Foto: Cj Gunther/ dpa

Ähnlich wie sein Kollege Holmström macht Hart mit seiner Forschung sehr konkrete Vorschläge, zum Beispiel zu Privatisierungen. Soll der Staat Krankenhäuser, Bahnstrecken und Gefängnisse betreiben oder sie an private Firmen übergeben? Die Antwort: Es kommt darauf an.

In Harts Modell können sich Unternehmenschefs zwischen zwei Arten von Investitionen entscheiden: Sie können die Qualität verbessern oder die Kosten senken. Das Problem: Die Geschäftsführer eines Staatsbetriebs hätten kaum Anreize, irgendeine Investition zu tätigen, weil sie dafür keine Belohnung erhielten, so Hart. Stiegen durch geringere Kosten die Erlöse, müsse ein Staatsbetrieb diese meist abführen. Ein Schicksal, das die Deutsche Bahn kennt.
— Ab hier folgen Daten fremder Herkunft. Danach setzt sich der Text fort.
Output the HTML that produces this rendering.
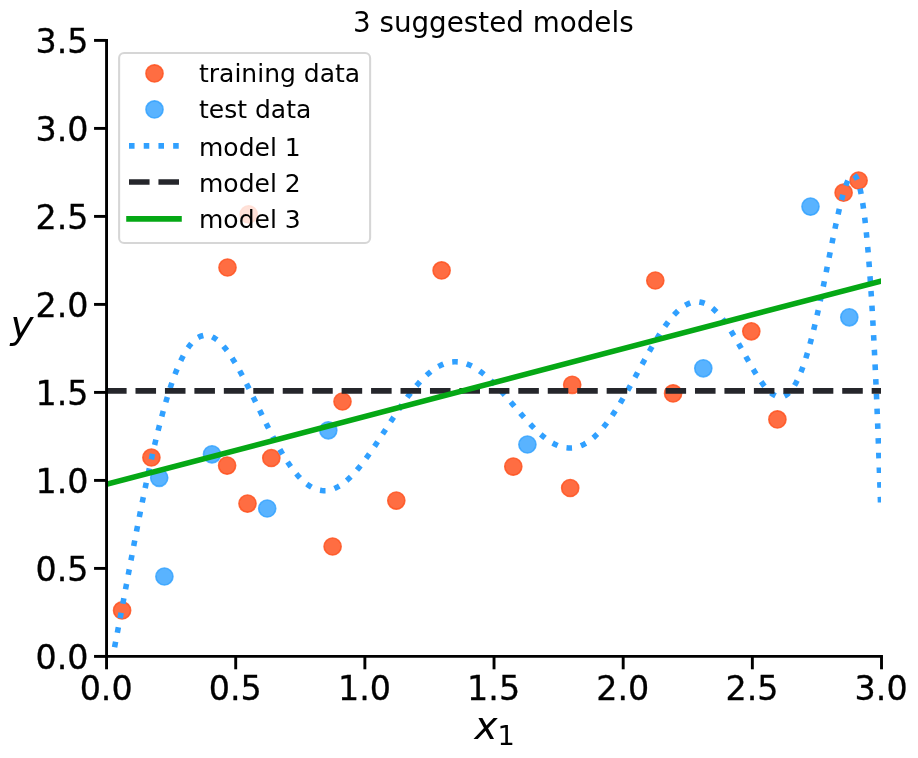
<!DOCTYPE html><html><head><meta charset="utf-8"><title>3 suggested models</title><style>html,body{margin:0;padding:0;background:#fff;overflow:hidden}svg{display:block;will-change:transform}</style></head><body><svg width="918" height="758" viewBox="0 0 918 758">
<defs><clipPath id="ax"><rect x="107" y="40" width="774" height="616"/></clipPath></defs>
<rect width="918" height="758" fill="#fff"/>
<g clip-path="url(#ax)">
<g fill="rgb(255,84,33)" fill-opacity="0.85" stroke="rgb(255,84,33)" stroke-opacity="0.85" stroke-width="1.6"><circle cx="122.10" cy="610.40" r="8.55"/><circle cx="151.40" cy="457.50" r="8.55"/><circle cx="227.50" cy="267.50" r="8.55"/><circle cx="227.10" cy="465.60" r="8.55"/><circle cx="247.50" cy="503.60" r="8.55"/><circle cx="248.70" cy="214.30" r="8.55"/><circle cx="271.30" cy="458.00" r="8.55"/><circle cx="332.60" cy="546.50" r="8.55"/><circle cx="342.50" cy="401.50" r="8.55"/><circle cx="396.30" cy="500.60" r="8.55"/><circle cx="441.60" cy="270.40" r="8.55"/><circle cx="513.30" cy="466.60" r="8.55"/><circle cx="570.20" cy="488.00" r="8.55"/><circle cx="572.20" cy="384.80" r="8.55"/><circle cx="655.30" cy="280.50" r="8.55"/><circle cx="673.10" cy="393.40" r="8.55"/><circle cx="751.30" cy="331.30" r="8.55"/><circle cx="777.40" cy="419.40" r="8.55"/><circle cx="843.60" cy="192.70" r="8.55"/><circle cx="858.60" cy="180.50" r="8.55"/></g>
<g fill="rgb(48,160,255)" fill-opacity="0.8" stroke="rgb(48,160,255)" stroke-opacity="0.8" stroke-width="1.6"><circle cx="159.20" cy="477.80" r="8.55"/><circle cx="164.40" cy="576.50" r="8.55"/><circle cx="212.00" cy="454.30" r="8.55"/><circle cx="267.20" cy="508.50" r="8.55"/><circle cx="328.30" cy="430.30" r="8.55"/><circle cx="527.40" cy="444.50" r="8.55"/><circle cx="703.30" cy="368.30" r="8.55"/><circle cx="810.50" cy="206.60" r="8.55"/><circle cx="849.30" cy="317.30" r="8.55"/></g>
<path d="M106.55 687.48 106.72 686.67 106.88 685.87 107.05 685.06M108.87 676.07 109.24 674.26 109.60 672.44 109.97 670.63M111.75 661.63 112.11 659.82 112.46 658.00 112.82 656.18M114.57 647.18 114.92 645.36 115.27 643.54 115.62 641.73M117.34 632.72 117.69 630.90 118.03 629.08 118.38 627.26M120.08 618.26 120.43 616.44 120.77 614.62 121.11 612.80M122.81 603.79 123.15 601.97 123.49 600.15 123.83 598.33M125.52 589.32 125.86 587.50 126.20 585.68 126.55 583.86M128.24 574.84 128.58 573.02 128.92 571.20 129.26 569.38M130.96 560.38 131.31 558.56 131.65 556.74 132.00 554.92M133.71 545.91 134.06 544.09 134.40 542.27 134.75 540.45M136.49 531.45 136.84 529.63 137.19 527.82 137.55 526.00M139.31 517.00 139.67 515.19 140.03 513.37 140.39 511.55M142.19 502.56 142.56 500.75 142.93 498.93 143.30 497.12M145.14 488.14 145.52 486.33 145.90 484.51 146.28 482.70M148.18 473.73 148.57 471.92 148.97 470.11 149.36 468.30M151.34 459.35 151.74 457.54 152.15 455.74 152.56 453.93M154.63 445.00 155.05 443.20 155.48 441.40 155.91 439.60M158.09 430.69 158.54 428.89 159.00 427.10 159.46 425.30M161.78 416.44 162.26 414.65 162.75 412.86 163.24 411.08M165.75 402.26 166.28 400.48 166.81 398.71 167.34 396.94M170.11 388.20 170.69 386.44 171.28 384.68 171.88 382.93M175.01 374.31 175.68 372.59 176.36 370.86 177.06 369.15M180.75 360.76 181.55 359.09 182.38 357.43 183.24 355.79M187.93 347.92 189.00 346.41 190.11 344.93 191.29 343.50M198.14 337.47 199.78 336.61 201.50 335.94 203.30 335.49M212.21 336.89 213.84 337.75 215.41 338.75 216.90 339.84M223.46 346.22 224.65 347.64 225.81 349.08 226.94 350.55M232.16 358.09 233.15 359.65 234.12 361.23 235.09 362.81M239.66 370.76 240.55 372.38 241.44 374.01 242.31 375.64M246.55 383.77 247.39 385.42 248.22 387.07 249.06 388.73M253.13 396.94 253.94 398.60 254.76 400.27 255.57 401.93M259.59 410.17 260.40 411.83 261.22 413.50 262.03 415.16M266.09 423.38 266.92 425.03 267.75 426.69 268.59 428.34M272.79 436.49 273.65 438.13 274.53 439.76 275.40 441.39M279.86 449.40 280.79 451.00 281.73 452.60 282.68 454.19M287.57 461.95 288.60 463.48 289.65 465.01 290.72 466.52M296.31 473.78 297.52 475.19 298.75 476.57 300.01 477.92M306.81 484.06 308.31 485.15 309.85 486.17 311.44 487.12M320.00 490.30 321.83 490.57 323.68 490.69 325.53 490.66M334.40 488.54 336.09 487.78 337.73 486.93 339.34 486.00M346.69 480.55 348.08 479.32 349.43 478.05 350.76 476.76M356.97 470.03 358.17 468.61 359.35 467.18 360.51 465.74M366.07 458.46 367.16 456.96 368.24 455.46 369.32 453.95M374.52 446.40 375.55 444.86 376.58 443.32 377.60 441.77M382.62 434.11 383.63 432.55 384.64 431.00 385.65 429.44M390.64 421.75 391.65 420.20 392.66 418.65 393.68 417.10M398.77 409.48 399.81 407.95 400.86 406.42 401.91 404.90M407.24 397.44 408.34 395.95 409.46 394.47 410.58 393.00M416.34 385.87 417.55 384.47 418.78 383.08 420.02 381.71M426.50 375.23 427.88 373.99 429.29 372.79 430.73 371.62M438.32 366.51 439.96 365.64 441.63 364.85 443.34 364.13M452.21 361.94 454.06 361.81 455.91 361.80 457.76 361.89M466.68 363.88 468.41 364.55 470.11 365.30 471.77 366.11M479.57 370.91 481.06 372.01 482.53 373.14 483.97 374.30M490.81 380.40 492.14 381.69 493.46 382.99 494.76 384.31M501.04 390.99 502.28 392.37 503.51 393.75 504.74 395.13M510.75 402.05 511.95 403.46 513.16 404.87 514.36 406.27M520.35 413.22 521.56 414.62 522.79 416.01 524.01 417.39M530.20 424.16 531.48 425.49 532.77 426.82 534.08 428.14M540.77 434.40 542.18 435.60 543.61 436.78 545.06 437.92M552.67 443.03 554.30 443.91 555.96 444.73 557.65 445.47M566.48 447.84 568.33 448.00 570.18 448.03 572.03 447.94M580.89 445.76 582.59 445.01 584.24 444.17 585.85 443.26M593.24 437.85 594.62 436.62 595.97 435.35 597.29 434.06M603.43 427.25 604.60 425.81 605.75 424.36 606.88 422.90M612.24 415.46 613.28 413.93 614.31 412.39 615.33 410.84M620.21 403.08 621.17 401.50 622.13 399.91 623.07 398.32M627.67 390.39 628.59 388.78 629.50 387.17 630.40 385.55M634.94 377.39 635.83 375.77 636.72 374.14 637.62 372.52M642.13 364.31 643.02 362.69 643.92 361.07 644.81 359.45M649.33 351.41 650.25 349.80 651.18 348.20 652.10 346.60M656.82 338.71 657.79 337.13 658.78 335.56 659.77 334.00M664.89 326.36 665.97 324.86 667.06 323.36 668.18 321.88M674.04 314.81 675.31 313.46 676.61 312.14 677.95 310.86M685.23 305.28 686.85 304.38 688.52 303.58 690.25 302.91M699.31 301.94 701.13 302.27 702.91 302.76 704.65 303.41M712.43 308.24 713.84 309.44 715.20 310.69 716.52 312.00M722.54 318.93 723.67 320.40 724.78 321.89 725.86 323.39M730.97 331.03 731.96 332.60 732.94 334.17 733.90 335.75M738.57 343.67 739.50 345.28 740.41 346.88 741.33 348.49M745.84 356.50 746.75 358.12 747.67 359.73 748.58 361.34M753.20 369.29 754.15 370.88 755.11 372.47 756.08 374.04M761.16 381.73 762.24 383.23 763.35 384.71 764.50 386.17M770.86 392.81 772.32 393.94 773.88 394.95 775.52 395.80M784.44 395.94 786.07 395.06 787.57 393.98 788.95 392.75M794.51 385.43 795.44 383.83 796.32 382.20 797.16 380.55M800.89 372.13 801.57 370.41 802.23 368.68 802.87 366.94M805.82 358.22 806.38 356.45 806.92 354.68 807.46 352.91M809.98 344.06 810.47 342.28 810.95 340.49 811.42 338.70M813.67 329.79 814.11 328.00 814.55 326.20 814.98 324.39M817.05 315.45 817.46 313.64 817.86 311.84 818.26 310.03M820.22 301.06 820.60 299.24 820.99 297.43 821.37 295.62M823.24 286.63 823.61 284.82 823.98 283.00 824.35 281.19M826.17 272.19 826.54 270.37 826.90 268.56 827.26 266.74M829.06 257.74 829.43 255.92 829.79 254.10 830.15 252.29M831.97 243.26 832.34 241.45 832.71 239.63 833.08 237.82M834.95 228.79 835.33 226.98 835.71 225.17 836.10 223.36M838.08 214.36 838.49 212.55 838.91 210.75 839.33 208.94M841.54 199.99 842.01 198.20 842.49 196.42 842.99 194.63M845.80 185.66 846.44 183.92 847.12 182.20 847.87 180.51M854.31 175.07 855.60 176.39 856.55 177.98 857.32 179.66M859.98 188.57 860.39 190.38 860.77 192.19 861.13 194.00M862.69 203.04 862.97 204.87 863.24 206.70 863.50 208.53M864.68 217.63 864.90 219.46 865.11 221.30 865.32 223.14M866.30 232.26 866.48 234.10 866.66 235.95 866.84 237.79M867.68 246.92 867.84 248.76 868.00 250.61 868.16 252.45M868.90 261.59 869.05 263.44 869.19 265.28 869.33 267.13M870.00 276.27 870.13 278.12 870.26 279.97 870.39 281.82M871.00 290.96 871.12 292.81 871.24 294.66 871.36 296.51M871.93 305.66 872.04 307.50 872.15 309.35 872.26 311.20M872.79 320.35 872.89 322.20 873.00 324.05 873.10 325.90M873.59 335.06 873.69 336.91 873.79 338.75 873.89 340.60M874.35 349.76 874.45 351.61 874.54 353.46 874.63 355.31M875.07 364.47 875.16 366.32 875.25 368.17 875.33 370.02M875.76 379.17 875.84 381.02 875.92 382.87 876.01 384.72M876.41 393.88 876.49 395.73 876.57 397.58 876.65 399.43M877.03 408.59 877.11 410.44 877.18 412.29 877.26 414.14M877.63 423.30 877.70 425.15 877.77 427.00 877.85 428.85M878.20 438.02 878.27 439.87 878.34 441.72 878.41 443.57M878.75 452.73 878.82 454.58 878.89 456.43 878.96 458.28M879.29 467.44 879.35 469.29 879.42 471.14 879.49 472.99M879.80 482.16 879.87 484.01 879.93 485.86 879.99 487.71M880.30 496.87 880.37 498.72 880.43 500.57 880.49 502.42" fill="none" stroke="#30a0ff" stroke-width="5.556"/>
<path d="M106.55 390.90 L881.51 390.90" stroke="#25262b" stroke-width="5.556" stroke-dasharray="20.557 8.890" stroke-dashoffset="0.5" fill="none"/>
<path d="M106.55 484.33 L881.51 280.87" stroke="#05a815" stroke-width="5.556" stroke-linecap="square" fill="none"/>
</g>
<g stroke="#000" stroke-width="2.9" fill="none">
<path d="M106.55 40.40 L106.55 656.40" stroke-linecap="square"/>
<path d="M106.55 656.40 L881.51 656.40" stroke-linecap="square"/>
<path d="M94.05 656.40 L106.55 656.40"/>
<path d="M94.05 568.40 L106.55 568.40"/>
<path d="M94.05 480.40 L106.55 480.40"/>
<path d="M94.05 392.40 L106.55 392.40"/>
<path d="M94.05 304.40 L106.55 304.40"/>
<path d="M94.05 216.40 L106.55 216.40"/>
<path d="M94.05 128.40 L106.55 128.40"/>
<path d="M94.05 40.40 L106.55 40.40"/>
<path d="M106.55 656.40 L106.55 669.30"/>
<path d="M235.71 656.40 L235.71 669.30"/>
<path d="M364.87 656.40 L364.87 669.30"/>
<path d="M494.03 656.40 L494.03 669.30"/>
<path d="M623.19 656.40 L623.19 669.30"/>
<path d="M752.35 656.40 L752.35 669.30"/>
<path d="M881.51 656.40 L881.51 669.30"/>
</g>
<g font-family="'DejaVu Sans', sans-serif" font-size="33.33" fill="#000" stroke="#000" stroke-width="0.3">
<text x="88.5" y="668.60" text-anchor="end">0.0</text>
<text x="88.5" y="580.60" text-anchor="end">0.5</text>
<text x="88.5" y="492.60" text-anchor="end">1.0</text>
<text x="88.5" y="404.60" text-anchor="end">1.5</text>
<text x="88.5" y="316.60" text-anchor="end">2.0</text>
<text x="88.5" y="228.60" text-anchor="end">2.5</text>
<text x="88.5" y="140.60" text-anchor="end">3.0</text>
<text x="88.5" y="52.60" text-anchor="end">3.5</text>
<text x="106.15" y="699.5" text-anchor="middle">0.0</text>
<text x="235.31" y="699.5" text-anchor="middle">0.5</text>
<text x="364.47" y="699.5" text-anchor="middle">1.0</text>
<text x="493.63" y="699.5" text-anchor="middle">1.5</text>
<text x="622.79" y="699.5" text-anchor="middle">2.0</text>
<text x="751.95" y="699.5" text-anchor="middle">2.5</text>
<text x="881.11" y="699.5" text-anchor="middle">3.0</text>
</g>
<text x="474.5" y="739" font-family="'DejaVu Sans', sans-serif" font-size="38.89" font-style="italic">x</text>
<text x="497.5" y="745" font-family="'DejaVu Sans', sans-serif" font-size="27.22">1</text>
<text x="10.5" y="338" font-family="'DejaVu Sans', sans-serif" font-size="38.89" font-style="italic">y</text>
<text x="493.3" y="32.3" font-family="'DejaVu Sans', sans-serif" font-size="27.78" text-anchor="middle">3 suggested models</text>
<rect x="119.1" y="53.0" width="251" height="190" rx="5" ry="5" fill="#fff" fill-opacity="0.8" stroke="#cccccc" stroke-opacity="0.8" stroke-width="2.08"/>
<circle cx="154.5" cy="73.4" r="8.55" fill="rgb(255,84,33)" fill-opacity="0.85" stroke="rgb(255,84,33)" stroke-opacity="0.85" stroke-width="1.6"/>
<circle cx="154.5" cy="109.4" r="8.55" fill="rgb(48,160,255)" fill-opacity="0.8" stroke="rgb(48,160,255)" stroke-opacity="0.8" stroke-width="1.6"/>
<path d="M129.0 145.9 L179.0 145.9" stroke="#30a0ff" stroke-width="5.556" stroke-dasharray="5.556 9.167"/>
<path d="M129.0 182.0 L179.0 182.0" stroke="#25262b" stroke-width="5.556" stroke-dasharray="20.557 8.890"/>
<path d="M129.0 218.9 L179.0 218.9" stroke="#05a815" stroke-width="5.556" stroke-linecap="square"/>
<g font-family="'DejaVu Sans', sans-serif" font-size="25" fill="#000">
<text x="199" y="82.00">training data</text>
<text x="199" y="118.20">test data</text>
<text x="199" y="155.50">model 1</text>
<text x="199" y="191.60">model 2</text>
<text x="199" y="228.40">model 3</text>
</g>
</svg></body></html>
Private Anbieter hingegen senkten die Kosten viel zu stark - zulasten der Qualität; als Beispiel nennt der Forscher die Zustände in US-amerikanischen Gefängnissen, die in privaten Haftanstalten laut Berichten des US-Justizministeriums miserabel   und schlechter sind als in öffentlichen Einrichtungen.

Kurz: Die Kosten senken, das geht eher mit privaten Firmen; in Bereichen, in denen Qualität wichtig ist, sollte der Staat selbst als Anbieter auftreten.

Das mag vielen simpel erscheinen. Doch gerade in Zeiten, in denen die Wirtschaftswissenschaft um Glaubwürdigkeit kämpft, kann der Nobelpreis für Hart und Holmström verdeutlichen, dass Ökonomie sich nicht nur um abgehobene Modelle dreht. Sondern reale Probleme lösen kann. Und seien sie noch so alltäglich.